-- start --

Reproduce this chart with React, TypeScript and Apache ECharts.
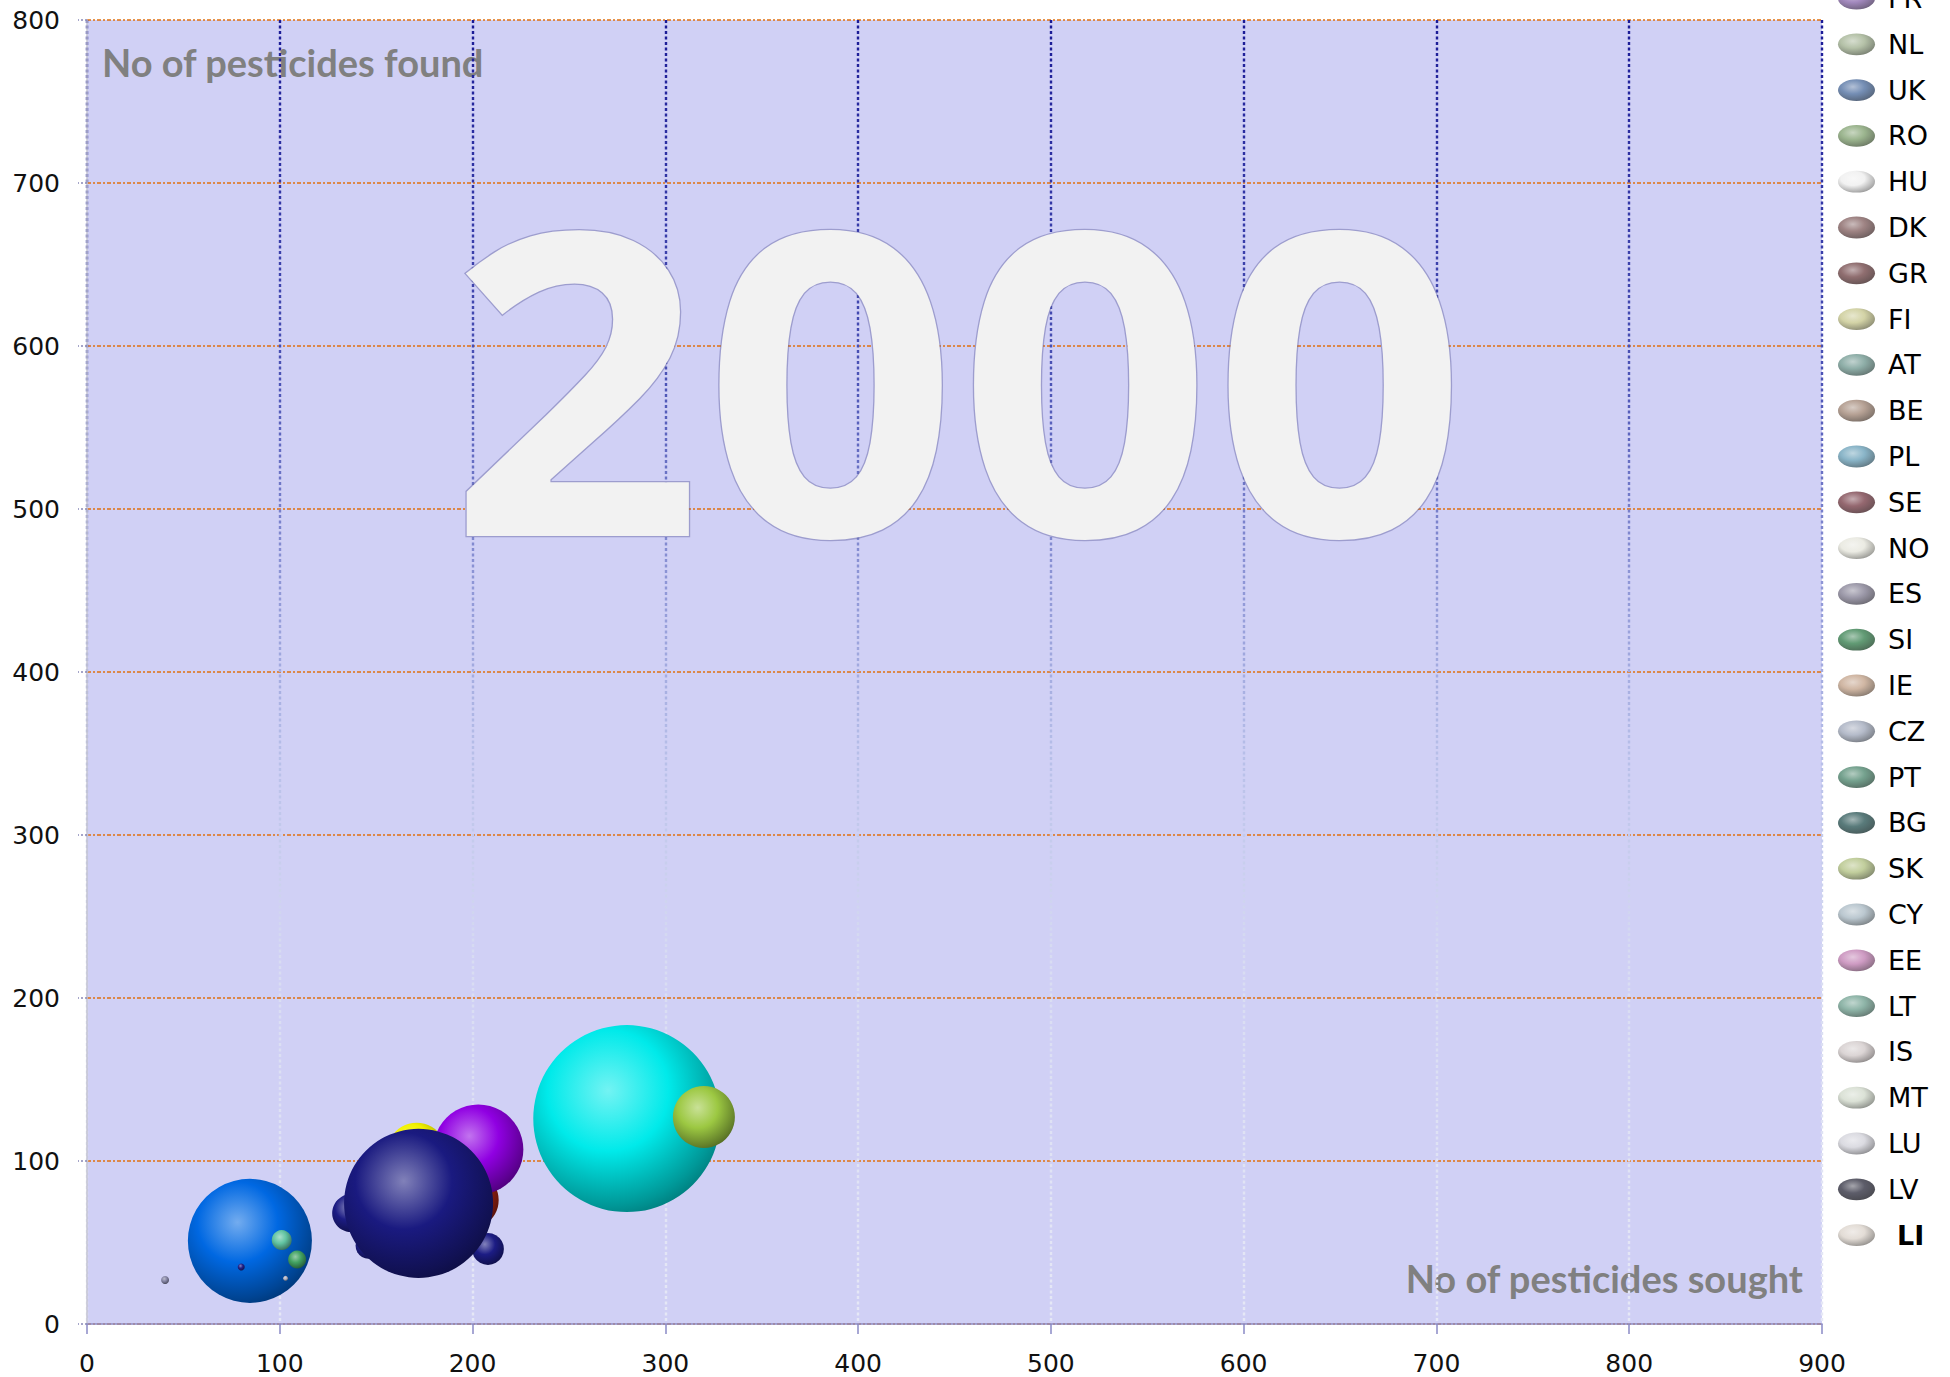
import React, { useEffect, useRef } from "react";
import * as echarts from "echarts";

// ---- axis ranges / ticks ----
const X_MIN = 0;
const X_MAX = 900;
const X_STEP = 100;
const Y_MIN = 0;
const Y_MAX = 800;
const Y_STEP = 100;

// ---- legend (countries) ----
const countries = [
  "FR", "NL", "UK", "RO", "HU", "DK", "GR", "FI", "AT", "BE", "PL", "SE", "NO", "ES",
  "SI", "IE", "CZ", "PT", "BG", "SK", "CY", "EE", "LT", "IS", "MT", "LU", "LV", "LI",
];
const countryColors = [
  "#8c6cae", "#a2b292", "#5272a2", "#82a272", "#eeeeee", "#866464", "#744a4c", "#c8c890",
  "#729a92", "#a48a7a", "#6ca2ba", "#7a424c", "#e6e6dc", "#848094", "#3a8252", "#c4a48c",
  "#a2aabc", "#528a72", "#305a5a", "#b2c284", "#aabac4", "#c282b4", "#72a292", "#d2caca",
  "#d2dacc", "#d2d2da", "#343444", "#dcd4cc",
];

// ---- bubbles (No of pesticides sought, No of pesticides found, bubble size) ----
const bubbleX = [280, 320, 199, 171, 203, 137, 146, 208, 172, 84.5, 101, 109, 40.5, 80, 103];
const bubbleY = [126, 127, 76, 105, 107, 68, 48, 46, 74, 51, 51.5, 39.6, 27, 35, 28];
const bubbleSize = [1000, 110, 90, 103, 232, 41, 19, 29, 635, 440, 11.4, 9.3, 1.8, 1.4, 0.7];
const bubbleColors = [
  "#00eaea", "#9cc842", "#a02414", "#f2f200", "#9000e2", "#1c1c84", "#1c1c84", "#1c1c84",
  "#1a1a80", "#0068e2", "#62c4a2", "#42a262", "#8484a4", "#202088", "#b4b4c4",
];
const MAX_DIAMETER = 187;

const YEAR_LABEL = "2000";

function mix(hex: string, target: number, t: number): string {
  const n = parseInt(hex.slice(1), 16);
  const r = (n >> 16) & 255;
  const g = (n >> 8) & 255;
  const b = n & 255;
  const f = (c: number) => Math.round(c + (target - c) * t);
  return "rgb(" + f(r) + "," + f(g) + "," + f(b) + ")";
}

function sphere(hex: string) {
  return {
    type: "radial",
    x: 0.4,
    y: 0.35,
    r: 0.72,
    colorStops: [
      { offset: 0, color: mix(hex, 255, 0.45) },
      { offset: 0.45, color: hex },
      { offset: 0.85, color: mix(hex, 0, 0.35) },
      { offset: 1, color: mix(hex, 0, 0.5) },
    ],
  };
}

const GRID_LEFT = 87;
const GRID_TOP = 20;
const GRID_RIGHT = 128;
const GRID_BOTTOM = 53;
const H = 1377;

const YEAR_FONT = "bold 422px 'Open Sans'";

export default function App() {
  const ref = useRef<HTMLDivElement>(null);

  useEffect(() => {
    if (!ref.current) return;
    const chart = echarts.init(ref.current, null, { renderer: "svg" });

    const countrySeries = countries.map((name, i) => ({
      type: "scatter",
      name,
      data: [],
      itemStyle: { color: sphere(countryColors[i]) },
    }));

    const bubbleData = bubbleX.map((x, i) => ({
      value: [x, bubbleY[i], bubbleSize[i]],
      itemStyle: { color: sphere(bubbleColors[i]) },
    }));

    const vGrad = {
      type: "linear",
      x: 0,
      y: GRID_TOP,
      x2: 0,
      y2: H - GRID_BOTTOM,
      global: true,
      colorStops: [
        { offset: 0, color: "#1a1a96" },
        { offset: 0.28, color: "#4c54b6" },
        { offset: 0.42, color: "#8a92d4" },
        { offset: 0.56, color: "#b6bee8" },
        { offset: 0.72, color: "#d8dcf2" },
        { offset: 1, color: "#e6e8f6" },
      ],
    };

    chart.setOption({
      animation: false,
      backgroundColor: "#ffffff",
      grid: {
        left: GRID_LEFT,
        top: GRID_TOP,
        right: GRID_RIGHT,
        bottom: GRID_BOTTOM,
        show: true,
        backgroundColor: "#d0d0f5",
        borderWidth: 0,
        containLabel: false,
      },
      xAxis: {
        type: "value",
        min: X_MIN,
        max: X_MAX,
        interval: X_STEP,
        z: 3,
        axisLine: { show: true, lineStyle: { color: "#8a8ac6", width: 1.5 } },
        axisTick: { show: true, length: 10, lineStyle: { color: "#8a8ac6", width: 1.5 } },
        axisLabel: {
          margin: 27,
          color: "#111",
          fontFamily: "DejaVu Sans",
          fontSize: 25,
        },
        splitLine: {
          show: true,
          lineStyle: { color: vGrad, width: 2.4, type: [3, 2.5] },
        },
      },
      yAxis: {
        type: "value",
        min: Y_MIN,
        max: Y_MAX,
        interval: Y_STEP,
        z: 3,
        axisLine: { show: true, lineStyle: { color: "#c4c4d2", width: 1.5 } },
        axisTick: {
          show: true,
          length: 9,
          lineStyle: { color: "#8888b8", width: 1.5, type: [2, 2] },
        },
        axisLabel: {
          margin: 27,
          color: "#111",
          fontFamily: "DejaVu Sans",
          fontSize: 25,
        },
        splitLine: {
          show: true,
          lineStyle: { color: "#e07010", width: 1.5, type: [4, 2, 2, 2] },
        },
      },
      legend: {
        orient: "vertical",
        left: 1838,
        top: -15,
        padding: 0,
        itemWidth: 37,
        itemHeight: 22,
        itemGap: 18.8,
        icon: "path://M0,10A17,10,0,1,1,34,10A17,10,0,1,1,0,10Z",
        data: countries.map((name) =>
          name === "LI"
            ? { name, textStyle: { fontWeight: "bold", padding: [0, 0, 0, 17] } }
            : { name }
        ),
        textStyle: {
          fontFamily: "DejaVu Sans",
          fontSize: 27,
          color: "#000",
          padding: [0, 0, 0, 8],
        },
      },
      graphic: [
        {
          type: "text",
          z: 1,
          style: {
            text: "No of pesticides found",
            x: 102,
            y: 62,
            align: "left",
            verticalAlign: "middle",
            font: "bold 38px Lato",
            fill: "#808080",
          },
        },
        {
          type: "text",
          z: 1,
          style: {
            text: "No of pesticides sought",
            x: 1803,
            y: 1278,
            align: "right",
            verticalAlign: "middle",
            font: "bold 38px Lato",
            fill: "#808080",
          },
        },
        {
          type: "text",
          z: 4,
          silent: true,
          x: 958,
          y: 372,
          scaleX: 1.055,
          scaleY: 1,
          style: {
            text: YEAR_LABEL,
            x: 0,
            y: 0,
            align: "center",
            verticalAlign: "middle",
            font: YEAR_FONT,
            fill: "#f2f2f2",
            stroke: "rgba(96,96,160,0.45)",
            lineWidth: 2.5,
          },
        },
      ],
      series: [
        ...countrySeries,
        {
          type: "scatter",
          name: "bubbles",
          z: 5,
          data: bubbleData,
          symbolSize: (v: number[]) => MAX_DIAMETER * Math.sqrt(v[2] / 1000),
          itemStyle: { opacity: 1 },
          emphasis: { disabled: true },
        },
      ],
    });

    return () => chart.dispose();
  }, []);

  return (
    <div
      ref={ref}
      style={{ position: "fixed", left: 0, top: 0, width: 1950, height: 1377 }}
    />
  );
}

-- end --

> **Work to complete**
Return each line from the material above exactly, but not the pictures.

> **Result of the task**
Reproduce this chart with React, TypeScript and Apache ECharts.
import React, { useEffect, useRef } from "react";
import * as echarts from "echarts";

// ---- axis ranges / ticks ----
const X_MIN = 0;
const X_MAX = 900;
const X_STEP = 100;
const Y_MIN = 0;
const Y_MAX = 800;
const Y_STEP = 100;

// ---- legend (countries) ----
const countries = [
  "FR", "NL", "UK", "RO", "HU", "DK", "GR", "FI", "AT", "BE", "PL", "SE", "NO", "ES",
  "SI", "IE", "CZ", "PT", "BG", "SK", "CY", "EE", "LT", "IS", "MT", "LU", "LV", "LI",
];
const countryColors = [
  "#8c6cae", "#a2b292", "#5272a2", "#82a272", "#eeeeee", "#866464", "#744a4c", "#c8c890",
  "#729a92", "#a48a7a", "#6ca2ba", "#7a424c", "#e6e6dc", "#848094", "#3a8252", "#c4a48c",
  "#a2aabc", "#528a72", "#305a5a", "#b2c284", "#aabac4", "#c282b4", "#72a292", "#d2caca",
  "#d2dacc", "#d2d2da", "#343444", "#dcd4cc",
];

// ---- bubbles (No of pesticides sought, No of pesticides found, bubble size) ----
const bubbleX = [280, 320, 199, 171, 203, 137, 146, 208, 172, 84.5, 101, 109, 40.5, 80, 103];
const bubbleY = [126, 127, 76, 105, 107, 68, 48, 46, 74, 51, 51.5, 39.6, 27, 35, 28];
const bubbleSize = [1000, 110, 90, 103, 232, 41, 19, 29, 635, 440, 11.4, 9.3, 1.8, 1.4, 0.7];
const bubbleColors = [
  "#00eaea", "#9cc842", "#a02414", "#f2f200", "#9000e2", "#1c1c84", "#1c1c84", "#1c1c84",
  "#1a1a80", "#0068e2", "#62c4a2", "#42a262", "#8484a4", "#202088", "#b4b4c4",
];
const MAX_DIAMETER = 187;

const YEAR_LABEL = "2000";

function mix(hex: string, target: number, t: number): string {
  const n = parseInt(hex.slice(1), 16);
  const r = (n >> 16) & 255;
  const g = (n >> 8) & 255;
  const b = n & 255;
  const f = (c: number) => Math.round(c + (target - c) * t);
  return "rgb(" + f(r) + "," + f(g) + "," + f(b) + ")";
}

function sphere(hex: string) {
  return {
    type: "radial",
    x: 0.4,
    y: 0.35,
    r: 0.72,
    colorStops: [
      { offset: 0, color: mix(hex, 255, 0.45) },
      { offset: 0.45, color: hex },
      { offset: 0.85, color: mix(hex, 0, 0.35) },
      { offset: 1, color: mix(hex, 0, 0.5) },
    ],
  };
}

const GRID_LEFT = 87;
const GRID_TOP = 20;
const GRID_RIGHT = 128;
const GRID_BOTTOM = 53;
const H = 1377;

const YEAR_FONT = "bold 422px 'Open Sans'";

export default function App() {
  const ref = useRef<HTMLDivElement>(null);

  useEffect(() => {
    if (!ref.current) return;
    const chart = echarts.init(ref.current, null, { renderer: "svg" });

    const countrySeries = countries.map((name, i) => ({
      type: "scatter",
      name,
      data: [],
      itemStyle: { color: sphere(countryColors[i]) },
    }));

    const bubbleData = bubbleX.map((x, i) => ({
      value: [x, bubbleY[i], bubbleSize[i]],
      itemStyle: { color: sphere(bubbleColors[i]) },
    }));

    const vGrad = {
      type: "linear",
      x: 0,
      y: GRID_TOP,
      x2: 0,
      y2: H - GRID_BOTTOM,
      global: true,
      colorStops: [
        { offset: 0, color: "#1a1a96" },
        { offset: 0.28, color: "#4c54b6" },
        { offset: 0.42, color: "#8a92d4" },
        { offset: 0.56, color: "#b6bee8" },
        { offset: 0.72, color: "#d8dcf2" },
        { offset: 1, color: "#e6e8f6" },
      ],
    };

    chart.setOption({
      animation: false,
      backgroundColor: "#ffffff",
      grid: {
        left: GRID_LEFT,
        top: GRID_TOP,
        right: GRID_RIGHT,
        bottom: GRID_BOTTOM,
        show: true,
        backgroundColor: "#d0d0f5",
        borderWidth: 0,
        containLabel: false,
      },
      xAxis: {
        type: "value",
        min: X_MIN,
        max: X_MAX,
        interval: X_STEP,
        z: 3,
        axisLine: { show: true, lineStyle: { color: "#8a8ac6", width: 1.5 } },
        axisTick: { show: true, length: 10, lineStyle: { color: "#8a8ac6", width: 1.5 } },
        axisLabel: {
          margin: 27,
          color: "#111",
          fontFamily: "DejaVu Sans",
          fontSize: 25,
        },
        splitLine: {
          show: true,
          lineStyle: { color: vGrad, width: 2.4, type: [3, 2.5] },
        },
      },
      yAxis: {
        type: "value",
        min: Y_MIN,
        max: Y_MAX,
        interval: Y_STEP,
        z: 3,
        axisLine: { show: true, lineStyle: { color: "#c4c4d2", width: 1.5 } },
        axisTick: {
          show: true,
          length: 9,
          lineStyle: { color: "#8888b8", width: 1.5, type: [2, 2] },
        },
        axisLabel: {
          margin: 27,
          color: "#111",
          fontFamily: "DejaVu Sans",
          fontSize: 25,
        },
        splitLine: {
          show: true,
          lineStyle: { color: "#e07010", width: 1.5, type: [4, 2, 2, 2] },
        },
      },
      legend: {
        orient: "vertical",
        left: 1838,
        top: -15,
        padding: 0,
        itemWidth: 37,
        itemHeight: 22,
        itemGap: 18.8,
        icon: "path://M0,10A17,10,0,1,1,34,10A17,10,0,1,1,0,10Z",
        data: countries.map((name) =>
          name === "LI"
            ? { name, textStyle: { fontWeight: "bold", padding: [0, 0, 0, 17] } }
            : { name }
        ),
        textStyle: {
          fontFamily: "DejaVu Sans",
          fontSize: 27,
          color: "#000",
          padding: [0, 0, 0, 8],
        },
      },
      graphic: [
        {
          type: "text",
          z: 1,
          style: {
            text: "No of pesticides found",
            x: 102,
            y: 62,
            align: "left",
            verticalAlign: "middle",
            font: "bold 38px Lato",
            fill: "#808080",
          },
        },
        {
          type: "text",
          z: 1,
          style: {
            text: "No of pesticides sought",
            x: 1803,
            y: 1278,
            align: "right",
            verticalAlign: "middle",
            font: "bold 38px Lato",
            fill: "#808080",
          },
        },
        {
          type: "text",
          z: 4,
          silent: true,
          x: 958,
          y: 372,
          scaleX: 1.055,
          scaleY: 1,
          style: {
            text: YEAR_LABEL,
            x: 0,
            y: 0,
            align: "center",
            verticalAlign: "middle",
            font: YEAR_FONT,
            fill: "#f2f2f2",
            stroke: "rgba(96,96,160,0.45)",
            lineWidth: 2.5,
          },
        },
      ],
      series: [
        ...countrySeries,
        {
          type: "scatter",
          name: "bubbles",
          z: 5,
          data: bubbleData,
          symbolSize: (v: number[]) => MAX_DIAMETER * Math.sqrt(v[2] / 1000),
          itemStyle: { opacity: 1 },
          emphasis: { disabled: true },
        },
      ],
    });

    return () => chart.dispose();
  }, []);

  return (
    <div
      ref={ref}
      style={{ position: "fixed", left: 0, top: 0, width: 1950, height: 1377 }}
    />
  );
}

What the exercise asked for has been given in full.